Task to carry out ->
Gather, from the data below, each line in which the word "this" occurs.
======
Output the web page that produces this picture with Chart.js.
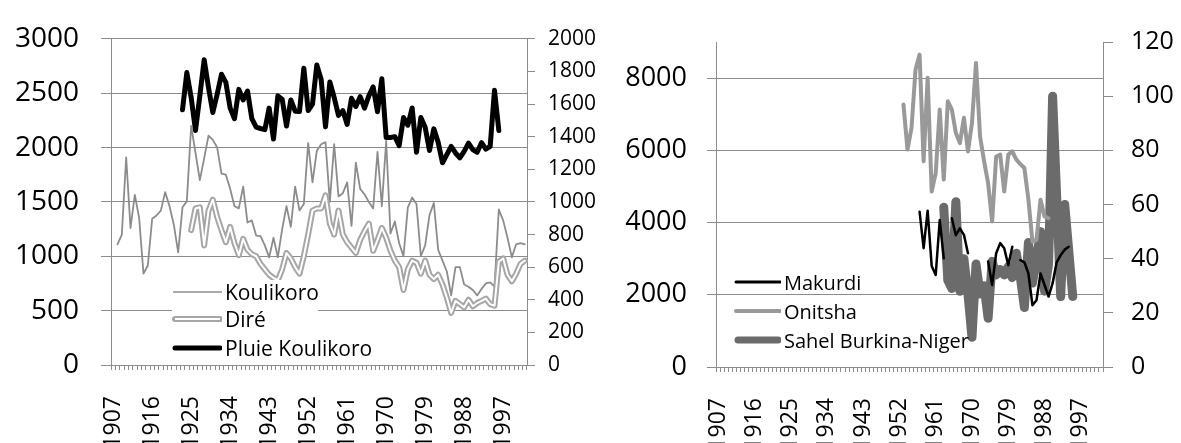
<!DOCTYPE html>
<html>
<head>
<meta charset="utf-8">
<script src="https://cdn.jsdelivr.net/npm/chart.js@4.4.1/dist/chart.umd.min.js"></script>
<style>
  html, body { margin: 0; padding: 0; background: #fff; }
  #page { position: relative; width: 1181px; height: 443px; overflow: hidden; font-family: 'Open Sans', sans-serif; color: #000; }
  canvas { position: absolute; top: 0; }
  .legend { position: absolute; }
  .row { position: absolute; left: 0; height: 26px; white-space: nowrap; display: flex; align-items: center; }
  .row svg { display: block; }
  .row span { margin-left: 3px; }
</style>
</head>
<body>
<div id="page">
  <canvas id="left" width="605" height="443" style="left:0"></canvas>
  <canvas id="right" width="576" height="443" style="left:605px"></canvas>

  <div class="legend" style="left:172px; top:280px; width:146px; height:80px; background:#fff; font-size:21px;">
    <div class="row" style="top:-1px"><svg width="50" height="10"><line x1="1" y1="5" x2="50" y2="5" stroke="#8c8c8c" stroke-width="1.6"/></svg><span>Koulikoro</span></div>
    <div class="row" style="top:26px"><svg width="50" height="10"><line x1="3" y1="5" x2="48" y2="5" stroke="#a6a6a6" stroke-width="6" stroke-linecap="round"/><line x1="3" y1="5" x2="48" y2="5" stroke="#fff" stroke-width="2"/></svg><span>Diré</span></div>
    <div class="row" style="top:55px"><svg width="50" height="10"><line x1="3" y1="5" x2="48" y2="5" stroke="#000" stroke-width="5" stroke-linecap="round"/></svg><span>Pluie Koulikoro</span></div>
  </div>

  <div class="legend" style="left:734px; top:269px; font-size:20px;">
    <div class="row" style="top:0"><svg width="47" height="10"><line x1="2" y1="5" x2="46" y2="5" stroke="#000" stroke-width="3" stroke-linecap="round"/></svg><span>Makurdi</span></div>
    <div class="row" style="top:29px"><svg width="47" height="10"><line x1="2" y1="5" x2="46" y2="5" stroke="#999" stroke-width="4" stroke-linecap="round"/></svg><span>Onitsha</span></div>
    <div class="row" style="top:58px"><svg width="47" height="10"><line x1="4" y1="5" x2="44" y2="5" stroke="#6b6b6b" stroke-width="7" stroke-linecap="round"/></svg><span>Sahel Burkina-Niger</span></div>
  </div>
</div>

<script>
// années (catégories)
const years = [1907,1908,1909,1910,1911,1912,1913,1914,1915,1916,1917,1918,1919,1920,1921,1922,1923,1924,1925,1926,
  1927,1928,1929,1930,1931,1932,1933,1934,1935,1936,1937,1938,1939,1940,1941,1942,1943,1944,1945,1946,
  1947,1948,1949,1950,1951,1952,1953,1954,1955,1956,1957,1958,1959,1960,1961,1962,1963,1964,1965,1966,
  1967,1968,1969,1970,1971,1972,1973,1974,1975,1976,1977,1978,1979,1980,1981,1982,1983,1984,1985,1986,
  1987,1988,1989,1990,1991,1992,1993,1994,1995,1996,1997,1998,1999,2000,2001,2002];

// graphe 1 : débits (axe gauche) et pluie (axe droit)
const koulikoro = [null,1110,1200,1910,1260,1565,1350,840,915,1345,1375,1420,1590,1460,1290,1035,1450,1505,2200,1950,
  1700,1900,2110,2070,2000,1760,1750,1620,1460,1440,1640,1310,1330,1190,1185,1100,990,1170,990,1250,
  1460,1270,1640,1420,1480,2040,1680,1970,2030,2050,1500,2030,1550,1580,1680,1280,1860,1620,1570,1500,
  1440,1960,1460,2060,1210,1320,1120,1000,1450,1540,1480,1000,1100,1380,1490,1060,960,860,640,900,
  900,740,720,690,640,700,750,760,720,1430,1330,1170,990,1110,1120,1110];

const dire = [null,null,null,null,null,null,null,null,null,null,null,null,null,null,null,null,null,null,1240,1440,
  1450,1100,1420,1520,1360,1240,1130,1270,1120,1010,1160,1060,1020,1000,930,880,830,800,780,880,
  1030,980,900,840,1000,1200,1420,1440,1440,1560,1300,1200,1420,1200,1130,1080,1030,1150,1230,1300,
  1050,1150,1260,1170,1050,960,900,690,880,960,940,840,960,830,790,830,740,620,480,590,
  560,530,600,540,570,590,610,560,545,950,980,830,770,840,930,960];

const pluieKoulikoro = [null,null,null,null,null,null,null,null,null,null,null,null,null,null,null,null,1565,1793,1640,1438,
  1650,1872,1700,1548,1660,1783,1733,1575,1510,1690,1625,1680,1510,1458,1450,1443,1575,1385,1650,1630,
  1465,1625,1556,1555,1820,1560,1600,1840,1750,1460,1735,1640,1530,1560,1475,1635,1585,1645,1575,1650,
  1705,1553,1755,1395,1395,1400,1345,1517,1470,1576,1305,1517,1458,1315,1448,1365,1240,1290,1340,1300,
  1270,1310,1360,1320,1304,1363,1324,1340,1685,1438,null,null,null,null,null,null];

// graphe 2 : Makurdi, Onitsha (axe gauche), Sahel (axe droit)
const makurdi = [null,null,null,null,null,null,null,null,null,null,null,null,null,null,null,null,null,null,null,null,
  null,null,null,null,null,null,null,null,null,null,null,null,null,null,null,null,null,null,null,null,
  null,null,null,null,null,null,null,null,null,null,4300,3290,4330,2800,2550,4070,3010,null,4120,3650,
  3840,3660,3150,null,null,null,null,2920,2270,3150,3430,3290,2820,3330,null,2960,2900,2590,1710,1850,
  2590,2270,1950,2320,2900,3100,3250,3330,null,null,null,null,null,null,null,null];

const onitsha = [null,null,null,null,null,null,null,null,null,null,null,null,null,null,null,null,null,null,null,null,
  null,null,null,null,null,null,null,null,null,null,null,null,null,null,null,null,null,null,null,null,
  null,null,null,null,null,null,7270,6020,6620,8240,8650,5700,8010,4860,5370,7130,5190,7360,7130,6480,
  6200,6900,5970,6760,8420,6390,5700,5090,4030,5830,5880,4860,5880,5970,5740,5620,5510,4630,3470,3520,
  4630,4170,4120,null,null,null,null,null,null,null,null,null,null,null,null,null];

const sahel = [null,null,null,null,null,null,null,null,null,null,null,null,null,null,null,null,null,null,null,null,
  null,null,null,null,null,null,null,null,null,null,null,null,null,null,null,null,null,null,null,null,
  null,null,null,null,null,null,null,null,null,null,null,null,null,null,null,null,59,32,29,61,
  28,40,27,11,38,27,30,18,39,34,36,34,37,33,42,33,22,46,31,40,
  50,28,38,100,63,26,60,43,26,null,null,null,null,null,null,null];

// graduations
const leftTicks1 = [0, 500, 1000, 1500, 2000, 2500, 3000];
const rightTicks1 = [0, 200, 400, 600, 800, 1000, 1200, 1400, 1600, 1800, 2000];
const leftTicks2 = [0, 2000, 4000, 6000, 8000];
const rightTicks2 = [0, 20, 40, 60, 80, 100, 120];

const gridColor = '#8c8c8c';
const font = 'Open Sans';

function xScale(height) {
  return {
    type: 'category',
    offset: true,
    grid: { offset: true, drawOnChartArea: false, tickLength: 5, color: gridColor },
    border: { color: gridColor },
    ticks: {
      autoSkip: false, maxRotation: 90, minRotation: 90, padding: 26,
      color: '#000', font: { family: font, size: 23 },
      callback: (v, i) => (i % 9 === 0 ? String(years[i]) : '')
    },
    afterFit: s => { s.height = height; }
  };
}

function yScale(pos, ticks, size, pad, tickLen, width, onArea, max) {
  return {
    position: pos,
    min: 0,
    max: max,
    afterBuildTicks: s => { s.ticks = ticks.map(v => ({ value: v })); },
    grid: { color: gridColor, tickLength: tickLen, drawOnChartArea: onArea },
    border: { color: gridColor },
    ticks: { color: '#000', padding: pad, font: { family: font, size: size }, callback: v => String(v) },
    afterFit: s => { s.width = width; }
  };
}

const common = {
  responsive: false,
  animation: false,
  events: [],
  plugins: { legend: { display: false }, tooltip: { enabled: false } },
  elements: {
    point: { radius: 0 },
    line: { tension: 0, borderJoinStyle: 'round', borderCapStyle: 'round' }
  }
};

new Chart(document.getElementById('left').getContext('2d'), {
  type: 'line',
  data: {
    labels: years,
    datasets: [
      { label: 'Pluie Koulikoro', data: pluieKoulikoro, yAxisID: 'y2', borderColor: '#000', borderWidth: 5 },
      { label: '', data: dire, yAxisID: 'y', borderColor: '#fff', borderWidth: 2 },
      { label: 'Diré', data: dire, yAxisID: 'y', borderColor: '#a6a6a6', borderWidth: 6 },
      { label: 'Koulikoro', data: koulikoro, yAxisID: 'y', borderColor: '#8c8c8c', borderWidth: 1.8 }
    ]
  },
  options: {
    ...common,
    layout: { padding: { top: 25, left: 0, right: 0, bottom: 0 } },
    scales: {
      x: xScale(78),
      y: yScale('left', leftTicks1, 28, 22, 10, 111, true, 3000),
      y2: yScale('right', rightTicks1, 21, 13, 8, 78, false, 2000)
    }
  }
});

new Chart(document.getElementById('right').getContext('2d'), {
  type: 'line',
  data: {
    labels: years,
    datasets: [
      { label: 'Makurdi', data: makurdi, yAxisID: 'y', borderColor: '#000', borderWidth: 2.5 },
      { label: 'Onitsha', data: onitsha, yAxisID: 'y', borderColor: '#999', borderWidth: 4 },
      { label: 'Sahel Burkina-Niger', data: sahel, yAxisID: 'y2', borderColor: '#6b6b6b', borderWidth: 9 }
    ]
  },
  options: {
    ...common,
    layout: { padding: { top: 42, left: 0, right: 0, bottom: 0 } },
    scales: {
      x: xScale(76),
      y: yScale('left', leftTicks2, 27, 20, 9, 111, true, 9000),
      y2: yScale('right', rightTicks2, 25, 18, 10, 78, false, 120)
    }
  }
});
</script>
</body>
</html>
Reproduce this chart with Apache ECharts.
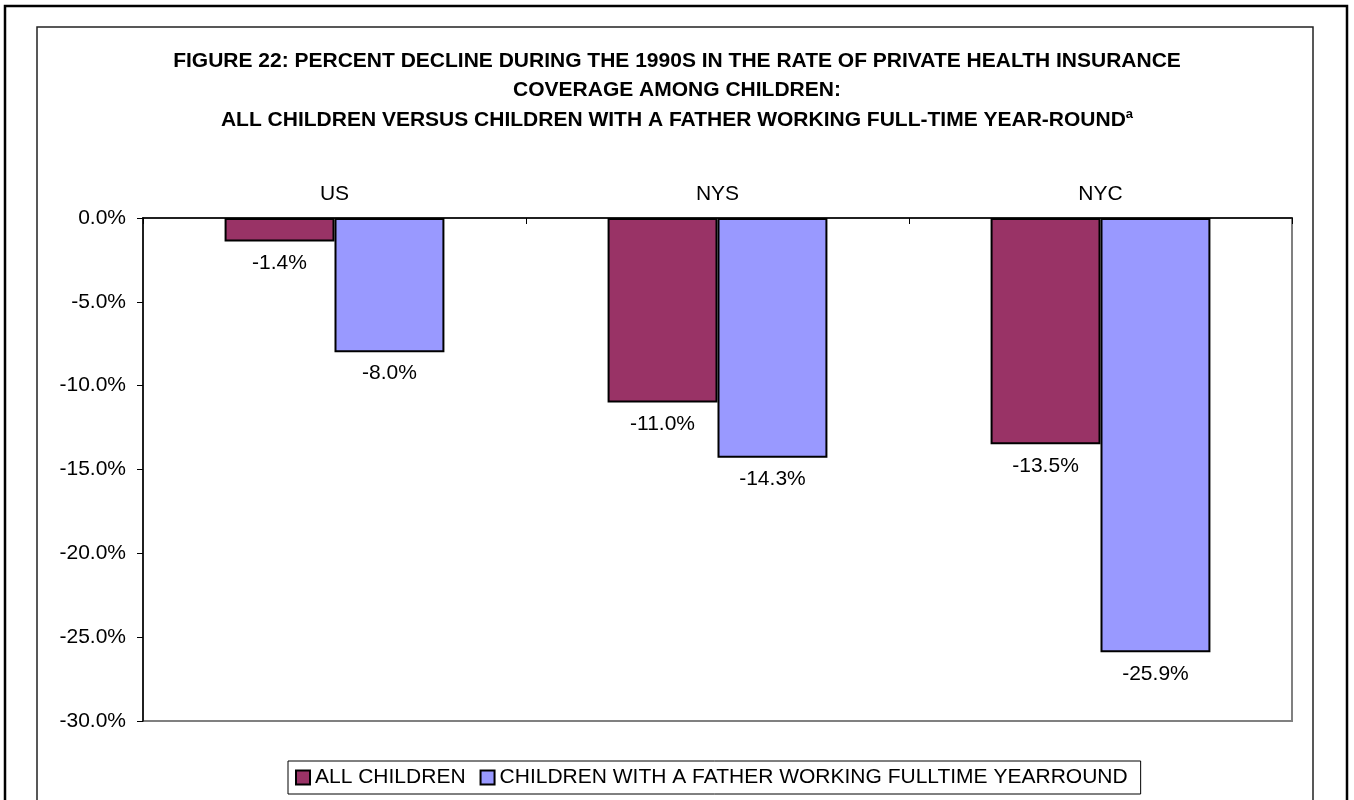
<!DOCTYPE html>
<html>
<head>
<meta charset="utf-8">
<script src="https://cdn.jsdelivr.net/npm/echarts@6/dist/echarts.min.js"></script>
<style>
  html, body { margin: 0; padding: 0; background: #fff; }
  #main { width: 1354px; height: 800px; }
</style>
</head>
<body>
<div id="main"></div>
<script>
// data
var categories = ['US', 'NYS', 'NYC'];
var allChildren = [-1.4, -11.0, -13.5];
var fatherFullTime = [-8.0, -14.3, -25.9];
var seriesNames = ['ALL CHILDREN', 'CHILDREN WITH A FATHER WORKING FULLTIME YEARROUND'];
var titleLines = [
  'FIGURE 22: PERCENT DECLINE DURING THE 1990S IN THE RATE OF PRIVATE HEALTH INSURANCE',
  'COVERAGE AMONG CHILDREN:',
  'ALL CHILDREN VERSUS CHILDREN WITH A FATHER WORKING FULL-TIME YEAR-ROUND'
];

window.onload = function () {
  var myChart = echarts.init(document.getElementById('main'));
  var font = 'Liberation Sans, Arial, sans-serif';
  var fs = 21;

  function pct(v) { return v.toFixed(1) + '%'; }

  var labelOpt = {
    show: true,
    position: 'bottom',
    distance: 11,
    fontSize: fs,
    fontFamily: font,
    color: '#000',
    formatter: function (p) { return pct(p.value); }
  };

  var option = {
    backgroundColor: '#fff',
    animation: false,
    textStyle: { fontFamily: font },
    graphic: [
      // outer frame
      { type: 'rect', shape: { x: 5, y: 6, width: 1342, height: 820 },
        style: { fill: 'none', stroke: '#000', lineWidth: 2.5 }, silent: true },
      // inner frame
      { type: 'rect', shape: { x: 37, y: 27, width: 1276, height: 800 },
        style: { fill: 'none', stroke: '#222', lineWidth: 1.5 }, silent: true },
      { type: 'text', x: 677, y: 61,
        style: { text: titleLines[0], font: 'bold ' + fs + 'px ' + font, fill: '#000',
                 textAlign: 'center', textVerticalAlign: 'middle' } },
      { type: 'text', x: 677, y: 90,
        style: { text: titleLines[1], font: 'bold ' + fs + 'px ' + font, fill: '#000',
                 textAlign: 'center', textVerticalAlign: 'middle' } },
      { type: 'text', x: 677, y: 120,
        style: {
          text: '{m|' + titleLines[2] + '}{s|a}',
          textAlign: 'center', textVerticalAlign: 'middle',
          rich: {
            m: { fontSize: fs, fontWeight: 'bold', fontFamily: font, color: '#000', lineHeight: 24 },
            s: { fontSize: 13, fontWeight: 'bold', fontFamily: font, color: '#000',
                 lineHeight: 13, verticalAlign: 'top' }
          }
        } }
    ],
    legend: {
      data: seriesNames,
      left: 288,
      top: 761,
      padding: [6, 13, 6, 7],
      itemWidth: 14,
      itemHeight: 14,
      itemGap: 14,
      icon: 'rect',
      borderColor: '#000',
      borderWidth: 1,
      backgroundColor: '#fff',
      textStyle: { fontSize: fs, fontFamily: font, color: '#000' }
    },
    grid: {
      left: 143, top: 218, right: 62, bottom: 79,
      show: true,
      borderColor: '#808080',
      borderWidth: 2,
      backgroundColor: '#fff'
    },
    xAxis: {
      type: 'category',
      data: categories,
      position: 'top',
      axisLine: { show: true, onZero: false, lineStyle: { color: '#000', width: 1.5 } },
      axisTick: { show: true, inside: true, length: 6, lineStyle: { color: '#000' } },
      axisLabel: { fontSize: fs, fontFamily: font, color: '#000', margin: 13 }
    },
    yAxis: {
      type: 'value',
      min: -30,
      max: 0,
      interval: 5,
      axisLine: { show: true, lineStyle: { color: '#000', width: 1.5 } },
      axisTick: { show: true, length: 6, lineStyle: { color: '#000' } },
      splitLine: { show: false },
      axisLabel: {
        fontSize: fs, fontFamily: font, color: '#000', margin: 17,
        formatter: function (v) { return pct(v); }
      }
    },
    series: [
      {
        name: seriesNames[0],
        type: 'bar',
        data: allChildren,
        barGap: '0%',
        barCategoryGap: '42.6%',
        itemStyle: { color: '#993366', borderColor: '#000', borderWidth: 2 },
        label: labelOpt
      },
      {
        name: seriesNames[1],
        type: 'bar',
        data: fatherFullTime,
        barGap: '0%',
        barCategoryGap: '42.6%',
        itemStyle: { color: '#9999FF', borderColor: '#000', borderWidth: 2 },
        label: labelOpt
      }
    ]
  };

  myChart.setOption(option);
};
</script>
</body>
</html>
======
Final answer ->
Output the web page that produces this picture with Chart.js.
Reproduce this chart with Apache ECharts.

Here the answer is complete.